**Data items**

::::::::::

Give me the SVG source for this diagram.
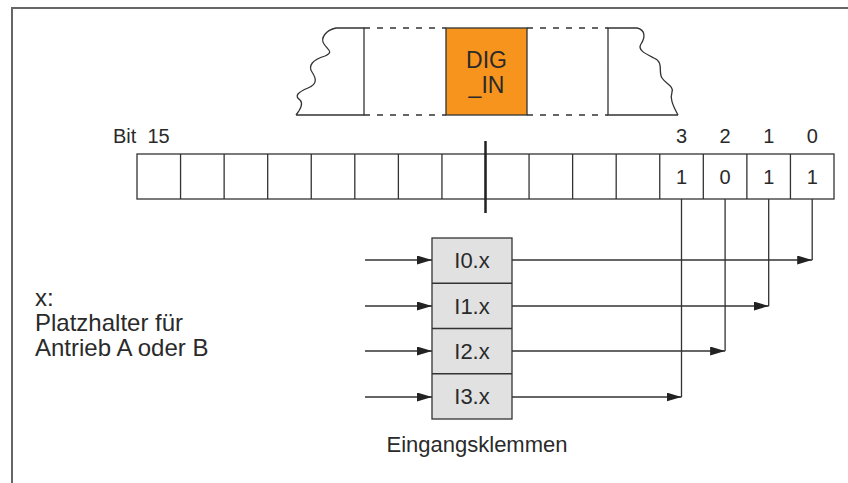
<svg xmlns="http://www.w3.org/2000/svg" width="848" height="483" viewBox="0 0 848 483">
<defs>
<style>
.t{font-family:"Liberation Sans",Arial,sans-serif;fill:#2a2a2a}
.ln{stroke:#333;stroke-width:1.3;fill:none}
.cell{stroke:#333;stroke-width:1.3;fill:#fff}
.dash{stroke:#333;stroke-width:1.3;stroke-dasharray:6 7;fill:none}
</style>
<marker id="ah" markerWidth="15" markerHeight="9" refX="15" refY="4.5" orient="auto" markerUnits="userSpaceOnUse">
<polygon points="0,0 15,4.5 0,9" fill="#222"/>
</marker>
</defs>
<rect width="848" height="483" fill="#fff"/>
<path d="M12,483 V8 H848" fill="none" stroke="#666" stroke-width="2"/>

<g id="strip">
<path class="ln" d="M296,115 H364 V28 H336 C326,30 320,38 324,44 C328,50 334,52 325,56 C312,60 308,66 312,72 C316,78 318,84 308,88 C298,92 294,96 300,100 C304,104 300,110 296,115"/>
<path class="ln" d="M678,115 H608 V28 H637 C646,30 645,38 641,44 C637,50 646,54 654,58 C664,62 658,72 662,78 C666,84 674,86 672,92 C670,98 672,104 678,115"/>
<path class="dash" d="M364,28 H446 M364,115 H446 M527,28 H608 M527,115 H608"/>
</g>
<g id="dig_in">
<rect x="446" y="28" width="81" height="87" fill="#F7941D" stroke="#333" stroke-width="1.3"/>
<text class="t" x="486.5" y="68" font-size="23" text-anchor="middle">DIG</text>
<text class="t" x="486.5" y="93" font-size="23" text-anchor="middle">_IN</text>
</g>

<g id="bitword">
<rect class="cell" x="137" y="154" width="697" height="45"/>
<path class="ln" d="M180.56,154V199M224.13,154V199M267.69,154V199M311.25,154V199M354.81,154V199M398.38,154V199M441.94,154V199M485.5,154V199M529.06,154V199M572.63,154V199M616.19,154V199M659.75,154V199M703.31,154V199M746.88,154V199M790.44,154V199"/>
<line x1="485.5" y1="141" x2="485.5" y2="213" stroke="#222" stroke-width="2.5"/>
<text class="t" x="113" y="143" font-size="20" xml:space="preserve">Bit  15</text>
<g font-size="20" text-anchor="middle" class="t">
<text class="t" x="681.5" y="143">3</text>
<text class="t" x="725.1" y="143">2</text>
<text class="t" x="768.7" y="143">1</text>
<text class="t" x="812.2" y="143">0</text>
<text class="t" x="681.5" y="184">1</text>
<text class="t" x="725.1" y="184">0</text>
<text class="t" x="768.7" y="184">1</text>
<text class="t" x="812.2" y="184">1</text>
</g>
</g>

<g id="inputs">
<rect x="432" y="238" width="80" height="181" fill="#e1e1e1" stroke="#333" stroke-width="1.3"/>
<path class="ln" d="M432,283.25H512M432,328.5H512M432,373.75H512"/>
<g font-size="22" text-anchor="middle">
<text class="t" x="472" y="268">I0.x</text>
<text class="t" x="472" y="313.5">I1.x</text>
<text class="t" x="472" y="358.5">I2.x</text>
<text class="t" x="472" y="404">I3.x</text>
</g>
</g>

<g id="connectors">
<path class="ln" marker-end="url(#ah)" d="M365,260H432"/>
<path class="ln" marker-end="url(#ah)" d="M365,306H432"/>
<path class="ln" marker-end="url(#ah)" d="M365,351H432"/>
<path class="ln" marker-end="url(#ah)" d="M365,397H432"/>
<path class="ln" marker-end="url(#ah)" d="M512,260H812.2"/>
<path class="ln" marker-end="url(#ah)" d="M512,306H768.7"/>
<path class="ln" marker-end="url(#ah)" d="M512,351H725.1"/>
<path class="ln" marker-end="url(#ah)" d="M512,397H681.5"/>
<path class="ln" d="M812.2,260V199M768.7,306V199M725.1,351V199M681.5,397V199"/>
</g>

<g id="legend">
<text class="t" x="35" y="306" font-size="24">x:</text>
<text class="t" x="35" y="331" font-size="24">Platzhalter für</text>
<text class="t" x="35" y="356" font-size="24">Antrieb A oder B</text>
<text class="t" x="477" y="452" font-size="22" text-anchor="middle">Eingangsklemmen</text>
</g>
</svg>
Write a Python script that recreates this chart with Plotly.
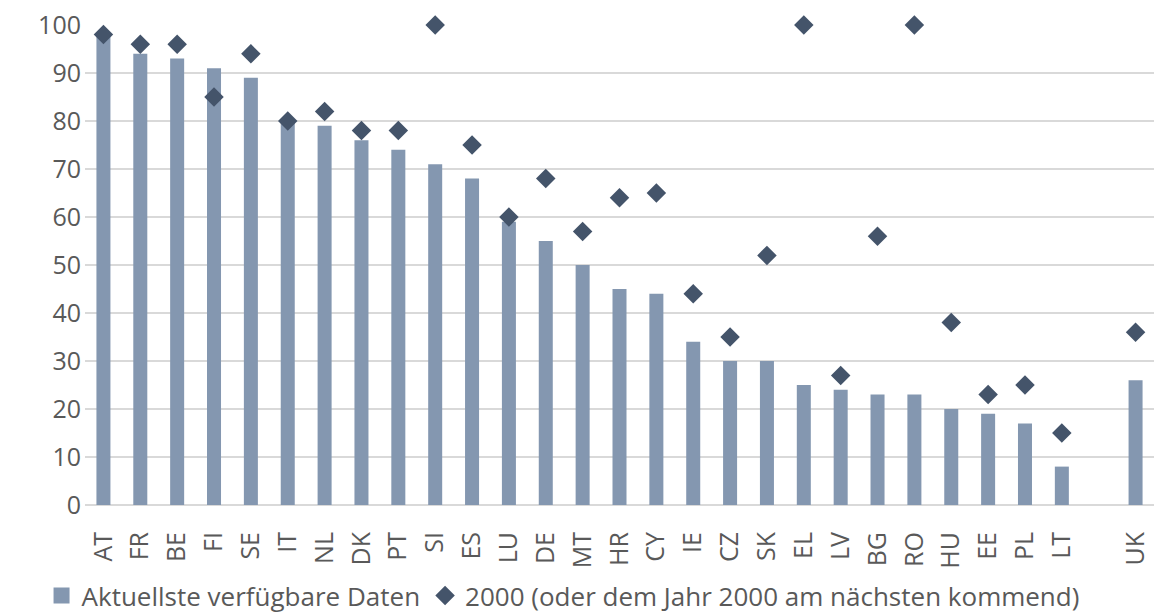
import plotly.graph_objects as go

categories = ["AT", "FR", "BE", "FI", "SE", "IT", "NL", "DK", "PT", "SI", "ES", "LU", "DE", "MT",
              "HR", "CY", "IE", "CZ", "SK", "EL", "LV", "BG", "RO", "HU", "EE", "PL", "LT", " ", "UK"]
latest = [98, 94, 93, 91, 89, 80, 79, 76, 74, 71, 68, 59, 55, 50,
          45, 44, 34, 30, 30, 25, 24, 23, 23, 20, 19, 17, 8, None, 26]
year2000 = [98, 96, 96, 85, 94, 80, 82, 78, 78, 100, 75, 60, 68, 57,
            64, 65, 44, 35, 52, 100, 27, 56, 100, 38, 23, 25, 15, None, 36]
y_ticks = [0, 10, 20, 30, 40, 50, 60, 70, 80, 90, 100]

FONT = "Open Sans"
TXT = "#595959"
BAR_COLOR = "#8497b0"
DIA_COLOR = "#44546a"
BAR_NAME = "Aktuellste verfügbare Daten"
DIA_NAME = "2000 (oder dem Jahr 2000 am nächsten kommend)"

fig = go.Figure()
fig.add_trace(go.Bar(
    x=categories, y=latest, name=BAR_NAME, showlegend=False,
    marker=dict(color=BAR_COLOR, line=dict(width=0)),
))
# legend entry for the bars, drawn as a square like the original
fig.add_trace(go.Scatter(
    x=[None], y=[None], mode="markers", name=BAR_NAME,
    marker=dict(symbol="square", size=16, color=BAR_COLOR),
))
fig.add_trace(go.Scatter(
    x=categories, y=year2000, mode="markers", name=DIA_NAME,
    marker=dict(symbol="diamond", size=15, color=DIA_COLOR),
    cliponaxis=False,
))

fig.update_layout(
    width=1154, height=614,
    margin=dict(l=85, r=0, t=25, b=109, autoexpand=False),
    paper_bgcolor="white", plot_bgcolor="white",
    bargap=0.62,
    font=dict(family=FONT, size=25, color=TXT),
    showlegend=True,
    legend=dict(orientation="h", xref="container", yref="container",
                x=0.036, xanchor="left", y=0.03, yanchor="middle",
                bgcolor="rgba(0,0,0,0)",
                font=dict(family=FONT, size=26, color=TXT), itemwidth=30,
                tracegroupgap=0, traceorder="normal"),
    xaxis=dict(type="category", tickangle=-90, tickfont=dict(family=FONT, size=25, color=TXT),
               showgrid=False, showline=False, ticks="", categoryorder="array",
               categoryarray=categories, range=[-0.5, len(categories) - 0.5],
               automargin=False, ticklabelstandoff=21),
    yaxis=dict(range=[0, 100], tickvals=y_ticks, showgrid=True, gridcolor="#d9d9d9",
               gridwidth=1.5, zeroline=True, zerolinecolor="#d9d9d9", zerolinewidth=1.5,
               showline=False, ticks="", tickfont=dict(family=FONT, size=25, color=TXT),
               ticklabelstandoff=3, automargin=False),
)

fig.write_html("out.html")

::::::::::

**INSTRUCTION**
Pictures are not part of the copy. Reproduce the lines from the one containing "Write a Python" through the one containing "import plotly.graph_objects as go", exactly and nothing more.

**EXERCISE ANSWER**
Write a Python script that recreates this chart with Plotly.
import plotly.graph_objects as go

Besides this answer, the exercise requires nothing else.